GOAL:
Give the number of lines that hold the string "this". Nothing else is needed.

RECORDS SUPPLIED:
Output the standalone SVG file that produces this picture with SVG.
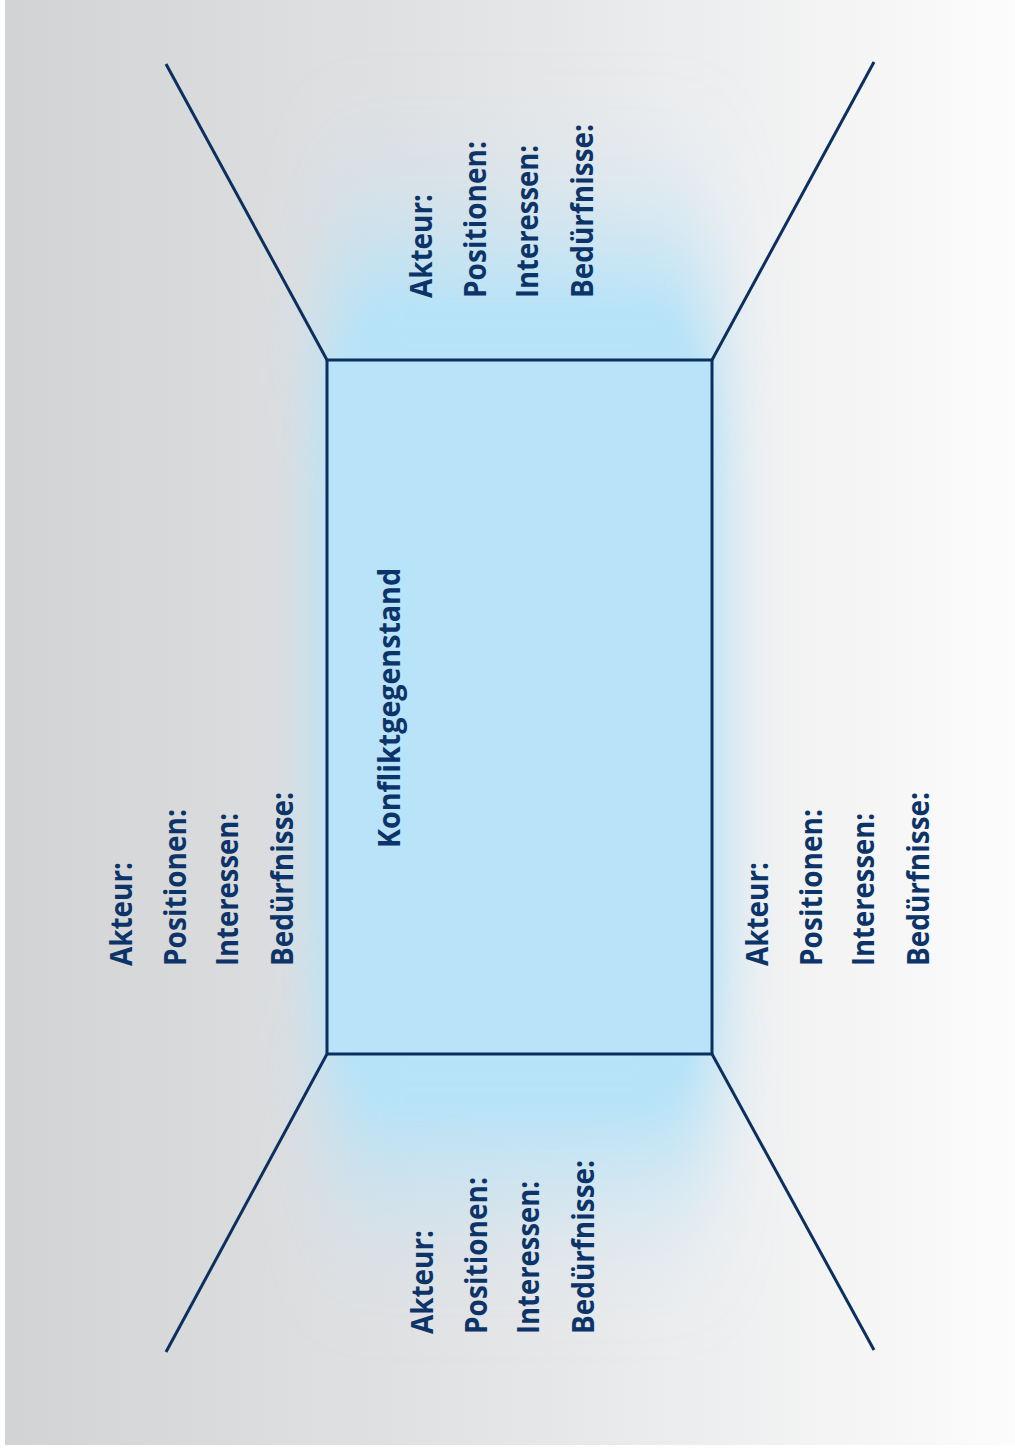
<svg xmlns="http://www.w3.org/2000/svg" width="1015" height="1453" viewBox="0 0 1015 1453">
  <defs>
    <linearGradient id="bg" x1="0" y1="0" x2="1" y2="0">
      <stop offset="0" stop-color="#d2d3d5"/>
      <stop offset="0.5" stop-color="#e4e5e7"/>
      <stop offset="1" stop-color="#fcfcfc"/>
    </linearGradient>
    <filter id="glow" x="-50%" y="-50%" width="200%" height="200%">
      <feGaussianBlur stdDeviation="32 95"/>
      <feComponentTransfer>
        <feFuncA type="linear" slope="1.6"/>
      </feComponentTransfer>
    </filter>
    <style>
      .ln { stroke: #0b2f5f; stroke-width: 3; fill: none; stroke-linecap: butt; }
      .box { fill: #b8e3f8; stroke: #0b2f5f; stroke-width: 3; }
      .t { font-family: "Open Sans", "Liberation Sans", sans-serif; font-weight: 700; font-size: 30px; fill: #0c3468; }
    </style>
  </defs>
  <rect x="0" y="0" width="1015" height="1453" fill="#ffffff"/>
  <rect x="5" y="0" width="1010" height="1445" fill="url(#bg)"/>
  <rect x="327" y="280" width="385" height="854" fill="#b8e3f8" filter="url(#glow)"/>

  <g id="connectors">
    <line class="ln" x1="327" y1="360" x2="166" y2="64"/>
    <line class="ln" x1="712" y1="360" x2="874" y2="62"/>
    <line class="ln" x1="327" y1="1054" x2="166" y2="1352"/>
    <line class="ln" x1="712" y1="1054" x2="874" y2="1350"/>
  </g>

  <g id="konfliktgegenstand">
    <rect class="box" x="327" y="360" width="385" height="694"/>
    <text class="t" transform="translate(400,848) rotate(-90)" textLength="280" lengthAdjust="spacingAndGlyphs">Konfliktgegenstand</text>
  </g>

  <g id="akteur-links">
    <text class="t" transform="translate(132,966) rotate(-90)" textLength="104" lengthAdjust="spacingAndGlyphs">Akteur:</text>
    <text class="t" transform="translate(185.5,966) rotate(-90)" textLength="157" lengthAdjust="spacingAndGlyphs">Positionen:</text>
    <text class="t" transform="translate(238,966) rotate(-90)" textLength="153" lengthAdjust="spacingAndGlyphs">Interessen:</text>
    <text class="t" transform="translate(292.5,966) rotate(-90)" textLength="174" lengthAdjust="spacingAndGlyphs">Bedürfnisse:</text>
  </g>

  <g id="akteur-oben">
    <text class="t" transform="translate(432,298) rotate(-90)" textLength="104" lengthAdjust="spacingAndGlyphs">Akteur:</text>
    <text class="t" transform="translate(485.5,298) rotate(-90)" textLength="157" lengthAdjust="spacingAndGlyphs">Positionen:</text>
    <text class="t" transform="translate(538,298) rotate(-90)" textLength="153" lengthAdjust="spacingAndGlyphs">Interessen:</text>
    <text class="t" transform="translate(592.5,298) rotate(-90)" textLength="174" lengthAdjust="spacingAndGlyphs">Bedürfnisse:</text>
  </g>

  <g id="akteur-unten">
    <text class="t" transform="translate(433,1334) rotate(-90)" textLength="104" lengthAdjust="spacingAndGlyphs">Akteur:</text>
    <text class="t" transform="translate(486.5,1334) rotate(-90)" textLength="157" lengthAdjust="spacingAndGlyphs">Positionen:</text>
    <text class="t" transform="translate(539,1334) rotate(-90)" textLength="153" lengthAdjust="spacingAndGlyphs">Interessen:</text>
    <text class="t" transform="translate(593.5,1334) rotate(-90)" textLength="174" lengthAdjust="spacingAndGlyphs">Bedürfnisse:</text>
  </g>

  <g id="akteur-rechts">
    <text class="t" transform="translate(768,966) rotate(-90)" textLength="104" lengthAdjust="spacingAndGlyphs">Akteur:</text>
    <text class="t" transform="translate(821.5,966) rotate(-90)" textLength="157" lengthAdjust="spacingAndGlyphs">Positionen:</text>
    <text class="t" transform="translate(874,966) rotate(-90)" textLength="153" lengthAdjust="spacingAndGlyphs">Interessen:</text>
    <text class="t" transform="translate(928.5,966) rotate(-90)" textLength="174" lengthAdjust="spacingAndGlyphs">Bedürfnisse:</text>
  </g>
</svg>
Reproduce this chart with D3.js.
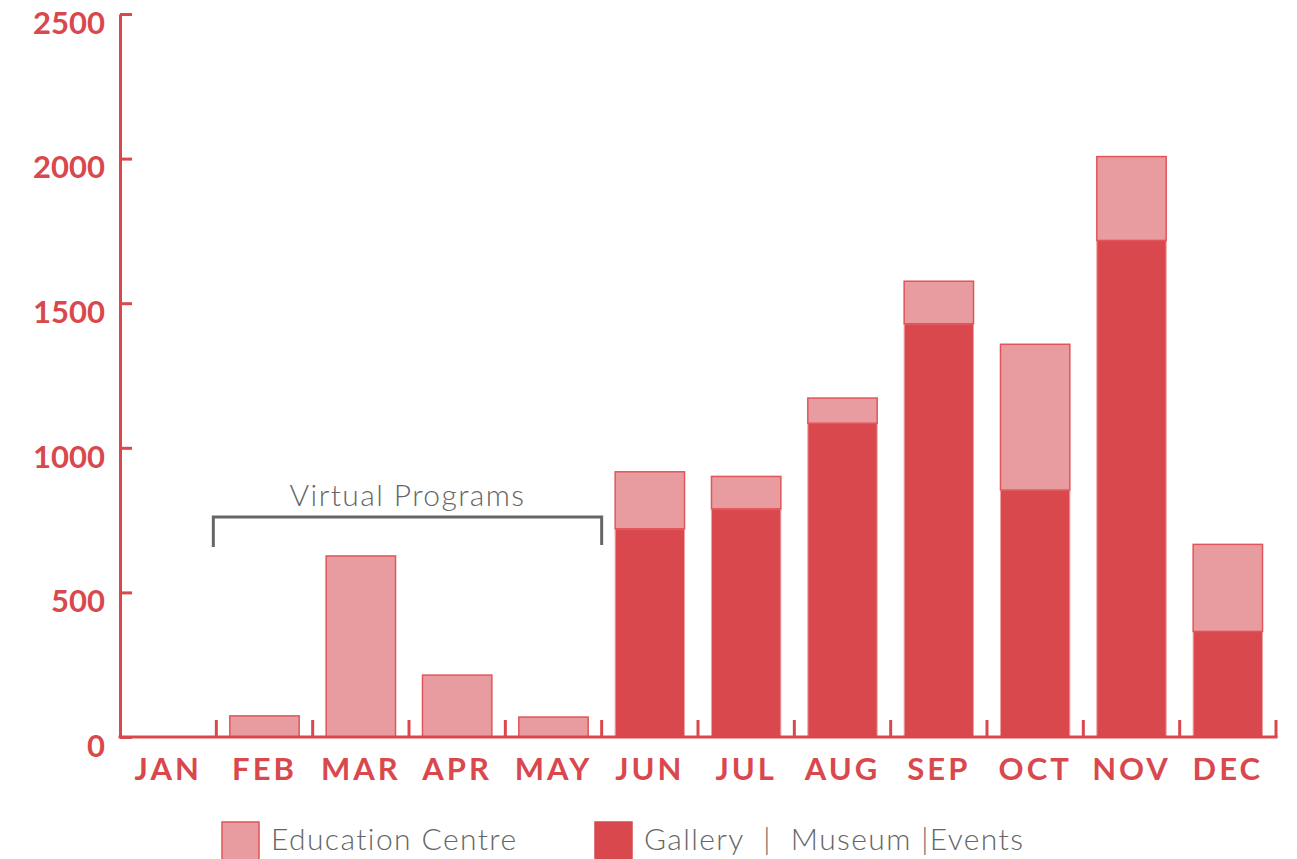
<!DOCTYPE html>
<html>
<head>
<meta charset="utf-8">
<script src="https://cdn.jsdelivr.net/npm/d3@7"></script>
<style>
  body { margin: 0; background: #fff; }
  .ylab { font-family: Lato, sans-serif; font-weight: 700; font-size: 31px; fill: #d9484d; }
  .xlab { font-family: Lato, sans-serif; font-weight: 700; font-size: 31px; fill: #d9484d; letter-spacing: 3px; }
  .note { font-family: Lato, sans-serif; font-weight: 300; font-size: 30px; fill: #666; letter-spacing: 1.4px; }
</style>
</head>
<body>
<div class="canvas"></div>
<script>
var months = ['JAN','FEB','MAR','APR','MAY','JUN','JUL','AUG','SEP','OCT','NOV','DEC'];
var gallery   = [0, 0, 0, 0, 0, 720, 789, 1085, 1429, 854, 1717, 365];
var education = [0, 73, 626, 214, 69, 197, 112, 87, 147, 504, 290, 301];
var yTicks = [0, 500, 1000, 1500, 2000, 2500];
var virtualMonths = ['FEB','MAY'];
var legendLabels = ['Education Centre', 'Gallery  |  Museum |Events'];

var canvasWidth = 1297, canvasHeight = 859;
var margin = {t:14, r:21, b:122, l:120};
var red = '#d9484d', pink = '#e89ca0', gray = '#666';

var svg = d3.select('.canvas')
    .append('svg')
    .attr('width', canvasWidth)
    .attr('height', canvasHeight);

var x = d3.scaleBand()
    .domain(months)
    .range([margin.l, canvasWidth - margin.r])
    .paddingInner(0.28)
    .paddingOuter(0.14);

var y = d3.scaleLinear()
    .domain([0, 2500])
    .range([canvasHeight - margin.b, margin.t]);

var data = months.map(function(m, i){
    return {month: m, gallery: gallery[i], education: education[i]};
});

// bars: gallery at the bottom, education stacked on top
svg.selectAll('.bar-g')
    .data(data.filter(function(d){ return d.gallery > 0; }))
    .enter()
    .append('rect')
    .attr('class', 'bar-g')
    .attr('x', function(d){ return x(d.month); })
    .attr('width', x.bandwidth())
    .attr('y', function(d){ return y(d.gallery); })
    .attr('height', function(d){ return y(0) - y(d.gallery); })
    .style('fill', red)
    .style('stroke', '#f0a0a3')
    .style('stroke-width', 1);

svg.selectAll('.bar-e')
    .data(data.filter(function(d){ return d.education > 0; }))
    .enter()
    .append('rect')
    .attr('class', 'bar-e')
    .attr('x', function(d){ return x(d.month); })
    .attr('width', x.bandwidth())
    .attr('y', function(d){ return y(d.gallery + d.education); })
    .attr('height', function(d){ return y(d.gallery) - y(d.gallery + d.education); })
    .style('fill', pink)
    .style('stroke', '#e0555a')
    .style('stroke-width', 1.5);

// y axis
var yAxis = d3.axisLeft(y)
    .tickValues(yTicks)
    .tickSize(-12)
    .tickSizeOuter(0)
    .tickPadding(15)
    .tickFormat(d3.format('d'));

var gy = svg.append('g')
    .attr('transform', 'translate(' + margin.l + ',0)')
    .call(yAxis);
gy.select('.domain').style('stroke', red).style('stroke-width', 3);
gy.selectAll('.tick line').style('stroke', red).style('stroke-width', 3);
gy.selectAll('.tick text')
    .attr('class', 'ylab')
    .attr('dy', '0.72em')
    .attr('y', -3);

// x axis: baseline with ticks between the months
var base = y(0);
svg.append('line')
    .attr('x1', margin.l - 1.5)
    .attr('x2', canvasWidth - margin.r + 1.5)
    .attr('y1', base)
    .attr('y2', base)
    .style('stroke', red)
    .style('stroke-width', 3);

var gap = x.step() * x.paddingInner() / 2;
svg.selectAll('.xtick')
    .data(months.slice(1).concat(['END']))
    .enter()
    .append('line')
    .attr('class', 'xtick')
    .attr('x1', function(d){ return d === 'END' ? canvasWidth - margin.r : x(d) - gap; })
    .attr('x2', function(d){ return d === 'END' ? canvasWidth - margin.r : x(d) - gap; })
    .attr('y1', base)
    .attr('y2', base - 17)
    .style('stroke', red)
    .style('stroke-width', 3);

svg.selectAll('.xlab')
    .data(months)
    .enter()
    .append('text')
    .attr('class', 'xlab')
    .attr('x', function(d){ return x(d) + x.bandwidth() / 2; })
    .attr('y', base + 43)
    .attr('text-anchor', 'middle')
    .text(function(d){ return d; });

// Virtual Programs bracket
var bx1 = x(virtualMonths[0]) - gap - 3,
    bx2 = x(virtualMonths[1]) + x.bandwidth() + gap,
    by = 517;
svg.append('path')
    .attr('d', 'M' + bx1 + ',' + (by + 30) + 'V' + by + 'H' + bx2 + 'V' + (by + 28))
    .style('fill', 'none')
    .style('stroke', gray)
    .style('stroke-width', 3);

svg.append('text')
    .attr('class', 'note')
    .attr('x', (bx1 + bx2) / 2)
    .attr('y', 506)
    .attr('text-anchor', 'middle')
    .text('Virtual Programs');

// legend
var legendX = [222, 595];
var legendFill = [pink, red];
var legendStroke = ['#e0555a', red];
legendLabels.forEach(function(label, i){
    svg.append('rect')
        .attr('x', legendX[i])
        .attr('y', 822)
        .attr('width', 37)
        .attr('height', 40)
        .style('fill', legendFill[i])
        .style('stroke', legendStroke[i])
        .style('stroke-width', 1.5);
    svg.append('text')
        .attr('class', 'note')
        .attr('x', legendX[i] + 49)
        .attr('y', 850)
        .style('white-space', 'pre')
        .text(label);
});
</script>
</body>
</html>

CORRECT RESULT:
2